The novel COVID-19 coronavirus outbreak has impacted the lives of billions of people. Cities, states, and countries have taken actions to try and limit its spread. The countermeasures have caused worldwide economic activity to slow significantly.
Apple (NASDAQ:AAPL) has seen its share price decrease roughly 25% from its high. Let's consider if the drop makes this stock a bargain.
Major challenges still exist
The coronavirus started spreading in Wuhan, China. As a result, many manufacturers in and around the region shut down operations. The strict measures carried out appear to have slowed the spread in the area. There are now more new cases of coronavirus outside of China than inside.
Apple conducts a significant amount of product assembly in China, and the shutdowns hampered its production capabilities. Additionally, to reduce the spread of the virus, Apple temporarily closed its retail stores in China. A one-two punch of considerable proportions.
Now, for the same reason, it has closed all retail stores outside of China. The impact will result in Apple missing its quarterly revenue guidance and maybe worse.
Importantly, one of its major suppliers expects to resume normal production by the end of March, and Apple was able to reopen all retail locations in China.
A resilient portfolio of products and services
In a statement released on Feb. 17, the company said, "Apple is fundamentally strong, and this disruption to our business is only temporary." Strong is an understatement here. Apple has over $200 billion in cash and marketable securities on its balance sheet, with roughly $93 billion in low-cost debt.
What's more, the Cupertino, California, company has a portfolio of products and services that's been delighting customers for decades. When the pandemic has run its course, its loyal customer base will almost certainly return with enthusiasm.
Apple's AirPods Pro are absolutely on fire. Even before the coronavirus restricted supply chains, the wireless noise-canceling headphones were selling out of major retailers. The public well received the release of the new generation of iPhones last September. Its services segment, now with Apple TV+, Apple Card, Apple Arcade, Apple Music, and others, is growing double digits annually.
Finally, there are a couple of potential new products that are rumored to be in the pipeline. First is a 5G iPhone, which could spark a substantial increase in revenue. Then, a lower-cost phone, which will help Apple gain market share in emerging markets. The two would come at a time when smartphone owners around the world are in a prime upgrade window.
Doing the right thing
Apple was one of the first major retailers to close its brick-and-mortar stores to help slow the spread of the coronavirus, while continuing to pay staff. Certainly, this decision will cause sales to decrease, while keeping expenses elevated.

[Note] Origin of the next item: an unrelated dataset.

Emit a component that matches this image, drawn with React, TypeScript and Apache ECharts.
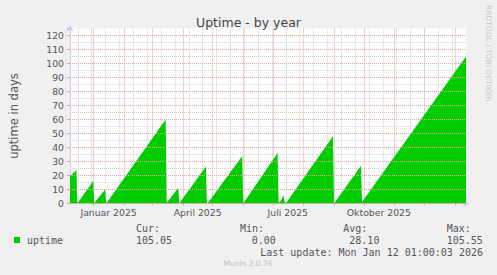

Moreover, Apple will be allowing customers who are facing difficulties to miss their March Apple Card payment without incurring any penalties or interest charges. Undoubtedly, the public will appreciate the deferment as it is grappling with the consequences of a global pandemic.

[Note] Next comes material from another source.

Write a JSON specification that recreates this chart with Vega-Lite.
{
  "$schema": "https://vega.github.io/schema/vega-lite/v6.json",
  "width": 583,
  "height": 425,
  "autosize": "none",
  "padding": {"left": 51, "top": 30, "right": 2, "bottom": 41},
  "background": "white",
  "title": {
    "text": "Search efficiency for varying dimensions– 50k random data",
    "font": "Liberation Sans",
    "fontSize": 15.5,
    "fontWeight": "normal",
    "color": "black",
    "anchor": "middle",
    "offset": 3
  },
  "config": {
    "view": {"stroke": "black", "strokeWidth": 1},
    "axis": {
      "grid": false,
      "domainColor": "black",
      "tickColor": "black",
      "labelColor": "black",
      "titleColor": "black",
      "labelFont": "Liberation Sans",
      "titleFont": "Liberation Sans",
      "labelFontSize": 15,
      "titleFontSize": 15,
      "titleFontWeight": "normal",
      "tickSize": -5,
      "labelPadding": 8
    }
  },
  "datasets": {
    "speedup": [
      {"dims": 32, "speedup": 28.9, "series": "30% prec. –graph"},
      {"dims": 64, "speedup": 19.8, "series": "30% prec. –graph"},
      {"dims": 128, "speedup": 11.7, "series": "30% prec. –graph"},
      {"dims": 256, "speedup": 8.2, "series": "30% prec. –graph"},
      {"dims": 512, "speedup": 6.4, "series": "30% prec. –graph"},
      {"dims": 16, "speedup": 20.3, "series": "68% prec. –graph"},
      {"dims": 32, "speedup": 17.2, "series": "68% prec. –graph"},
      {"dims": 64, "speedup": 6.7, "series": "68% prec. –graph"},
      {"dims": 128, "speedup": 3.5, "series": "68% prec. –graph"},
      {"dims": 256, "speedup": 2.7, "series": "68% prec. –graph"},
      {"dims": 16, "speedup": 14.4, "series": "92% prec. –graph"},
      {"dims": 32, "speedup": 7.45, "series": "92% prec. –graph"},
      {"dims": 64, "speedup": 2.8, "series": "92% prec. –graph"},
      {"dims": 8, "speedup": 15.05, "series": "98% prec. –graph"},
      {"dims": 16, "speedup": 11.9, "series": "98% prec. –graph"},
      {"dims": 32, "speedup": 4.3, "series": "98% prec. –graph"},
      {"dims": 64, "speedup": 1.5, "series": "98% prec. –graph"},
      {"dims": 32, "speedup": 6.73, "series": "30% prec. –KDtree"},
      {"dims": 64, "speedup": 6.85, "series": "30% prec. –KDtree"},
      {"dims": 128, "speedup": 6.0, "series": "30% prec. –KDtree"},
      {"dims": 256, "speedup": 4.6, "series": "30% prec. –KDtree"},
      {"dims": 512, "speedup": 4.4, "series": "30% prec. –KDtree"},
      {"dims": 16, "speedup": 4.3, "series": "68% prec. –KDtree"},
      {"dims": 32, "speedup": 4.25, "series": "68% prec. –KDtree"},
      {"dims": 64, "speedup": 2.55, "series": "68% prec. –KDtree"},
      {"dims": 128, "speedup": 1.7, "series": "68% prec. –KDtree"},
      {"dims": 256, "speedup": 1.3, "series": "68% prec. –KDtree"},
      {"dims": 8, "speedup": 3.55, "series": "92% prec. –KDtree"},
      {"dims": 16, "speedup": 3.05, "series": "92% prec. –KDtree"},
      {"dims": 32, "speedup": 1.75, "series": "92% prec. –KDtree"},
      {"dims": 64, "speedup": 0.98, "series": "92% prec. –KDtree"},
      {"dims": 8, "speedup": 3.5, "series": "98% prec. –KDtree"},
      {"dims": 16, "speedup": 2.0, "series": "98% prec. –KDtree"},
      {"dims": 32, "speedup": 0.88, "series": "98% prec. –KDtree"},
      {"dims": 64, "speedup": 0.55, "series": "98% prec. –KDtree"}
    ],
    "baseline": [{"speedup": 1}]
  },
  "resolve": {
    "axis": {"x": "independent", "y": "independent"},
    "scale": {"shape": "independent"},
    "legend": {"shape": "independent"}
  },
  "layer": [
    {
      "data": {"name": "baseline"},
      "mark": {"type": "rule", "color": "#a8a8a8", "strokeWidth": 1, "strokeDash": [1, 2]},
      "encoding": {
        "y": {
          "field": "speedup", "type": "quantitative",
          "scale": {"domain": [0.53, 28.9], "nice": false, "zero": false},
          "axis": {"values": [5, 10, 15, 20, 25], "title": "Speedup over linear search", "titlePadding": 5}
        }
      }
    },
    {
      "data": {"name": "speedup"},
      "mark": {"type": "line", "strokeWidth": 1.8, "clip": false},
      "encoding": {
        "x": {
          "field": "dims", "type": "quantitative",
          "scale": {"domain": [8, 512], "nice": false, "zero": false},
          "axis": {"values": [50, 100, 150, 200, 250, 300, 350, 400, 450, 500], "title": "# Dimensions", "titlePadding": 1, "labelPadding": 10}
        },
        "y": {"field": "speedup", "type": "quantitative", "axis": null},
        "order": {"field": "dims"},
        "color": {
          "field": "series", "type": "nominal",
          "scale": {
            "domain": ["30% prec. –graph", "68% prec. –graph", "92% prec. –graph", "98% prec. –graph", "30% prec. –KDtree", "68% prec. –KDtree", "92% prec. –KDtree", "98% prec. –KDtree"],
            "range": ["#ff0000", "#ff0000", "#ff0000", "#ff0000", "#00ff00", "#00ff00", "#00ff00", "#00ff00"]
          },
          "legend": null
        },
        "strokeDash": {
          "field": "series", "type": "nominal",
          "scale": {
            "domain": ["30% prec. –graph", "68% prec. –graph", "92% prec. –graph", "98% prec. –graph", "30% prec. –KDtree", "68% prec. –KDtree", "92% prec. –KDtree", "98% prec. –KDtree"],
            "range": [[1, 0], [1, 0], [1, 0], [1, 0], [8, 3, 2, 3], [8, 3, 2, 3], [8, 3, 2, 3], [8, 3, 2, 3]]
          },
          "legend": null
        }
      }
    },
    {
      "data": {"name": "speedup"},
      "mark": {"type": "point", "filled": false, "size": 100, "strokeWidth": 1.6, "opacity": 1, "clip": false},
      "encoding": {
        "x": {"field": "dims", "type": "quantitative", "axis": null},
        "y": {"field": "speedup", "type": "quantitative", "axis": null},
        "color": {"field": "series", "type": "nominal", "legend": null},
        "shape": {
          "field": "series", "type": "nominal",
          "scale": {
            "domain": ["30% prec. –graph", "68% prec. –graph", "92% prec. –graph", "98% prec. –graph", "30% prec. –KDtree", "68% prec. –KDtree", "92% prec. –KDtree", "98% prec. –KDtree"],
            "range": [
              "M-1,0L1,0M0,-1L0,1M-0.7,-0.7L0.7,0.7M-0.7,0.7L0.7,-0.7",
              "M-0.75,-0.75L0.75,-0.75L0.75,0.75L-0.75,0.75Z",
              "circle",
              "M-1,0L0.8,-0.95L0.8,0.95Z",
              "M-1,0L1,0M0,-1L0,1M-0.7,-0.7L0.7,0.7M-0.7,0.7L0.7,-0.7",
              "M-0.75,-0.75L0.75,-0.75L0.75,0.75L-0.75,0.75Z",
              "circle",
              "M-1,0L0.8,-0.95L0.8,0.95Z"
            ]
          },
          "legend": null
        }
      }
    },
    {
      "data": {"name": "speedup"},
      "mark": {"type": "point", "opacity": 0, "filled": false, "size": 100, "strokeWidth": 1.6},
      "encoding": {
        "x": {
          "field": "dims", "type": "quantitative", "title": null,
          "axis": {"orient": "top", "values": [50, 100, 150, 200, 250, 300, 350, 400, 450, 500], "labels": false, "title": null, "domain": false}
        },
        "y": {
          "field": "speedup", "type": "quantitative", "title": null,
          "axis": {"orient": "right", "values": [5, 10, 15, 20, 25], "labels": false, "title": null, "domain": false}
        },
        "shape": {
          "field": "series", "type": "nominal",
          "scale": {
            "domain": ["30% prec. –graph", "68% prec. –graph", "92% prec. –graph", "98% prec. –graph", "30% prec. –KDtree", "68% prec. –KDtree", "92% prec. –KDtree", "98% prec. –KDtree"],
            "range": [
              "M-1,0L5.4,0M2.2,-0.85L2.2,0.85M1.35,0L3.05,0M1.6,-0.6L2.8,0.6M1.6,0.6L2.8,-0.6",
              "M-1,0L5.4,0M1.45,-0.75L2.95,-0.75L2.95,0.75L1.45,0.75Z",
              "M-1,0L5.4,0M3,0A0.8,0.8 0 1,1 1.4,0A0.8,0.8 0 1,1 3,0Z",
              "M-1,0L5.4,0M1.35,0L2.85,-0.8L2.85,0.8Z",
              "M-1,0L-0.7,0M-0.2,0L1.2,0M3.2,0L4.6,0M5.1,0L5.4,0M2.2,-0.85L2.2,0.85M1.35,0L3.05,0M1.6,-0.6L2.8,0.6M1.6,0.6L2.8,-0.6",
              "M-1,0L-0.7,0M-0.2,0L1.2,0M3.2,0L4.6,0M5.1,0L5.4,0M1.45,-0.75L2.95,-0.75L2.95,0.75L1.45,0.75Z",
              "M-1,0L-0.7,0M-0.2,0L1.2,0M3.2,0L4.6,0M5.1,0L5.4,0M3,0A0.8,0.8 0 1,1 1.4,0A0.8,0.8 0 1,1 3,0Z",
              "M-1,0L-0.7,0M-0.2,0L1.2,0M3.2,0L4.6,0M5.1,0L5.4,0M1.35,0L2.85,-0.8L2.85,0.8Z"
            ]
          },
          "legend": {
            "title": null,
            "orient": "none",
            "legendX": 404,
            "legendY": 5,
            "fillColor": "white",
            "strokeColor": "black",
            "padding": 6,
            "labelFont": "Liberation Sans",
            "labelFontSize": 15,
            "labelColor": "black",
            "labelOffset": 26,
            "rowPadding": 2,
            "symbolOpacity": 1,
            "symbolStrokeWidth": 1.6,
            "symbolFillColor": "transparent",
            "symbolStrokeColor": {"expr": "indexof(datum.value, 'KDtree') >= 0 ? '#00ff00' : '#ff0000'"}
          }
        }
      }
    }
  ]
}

Overall, faced with extremely challenging circumstances, Apple seems to be making all the right choices, saying all the right things, and taking all the right actions. These measures show it is cultivating long-term customer relationships, which is desirable for investors.
Built-up customer loyalty is one way a company can sustainably grow revenue at good profit margins.
What this means for investors
The next few months will surely be a challenging time. Instinctually, the reaction may be to put cash into extremely safe assets. However, these are precisely the type of scenarios that cause high-quality stocks to be selling at discount prices.
Long-term investors should be looking to buy shares of this tech stock. Admittedly, volatility will likely continue in the short run. Therefore, break up your desired allocation to several pieces and dollar-cost-average your way into this tech stock.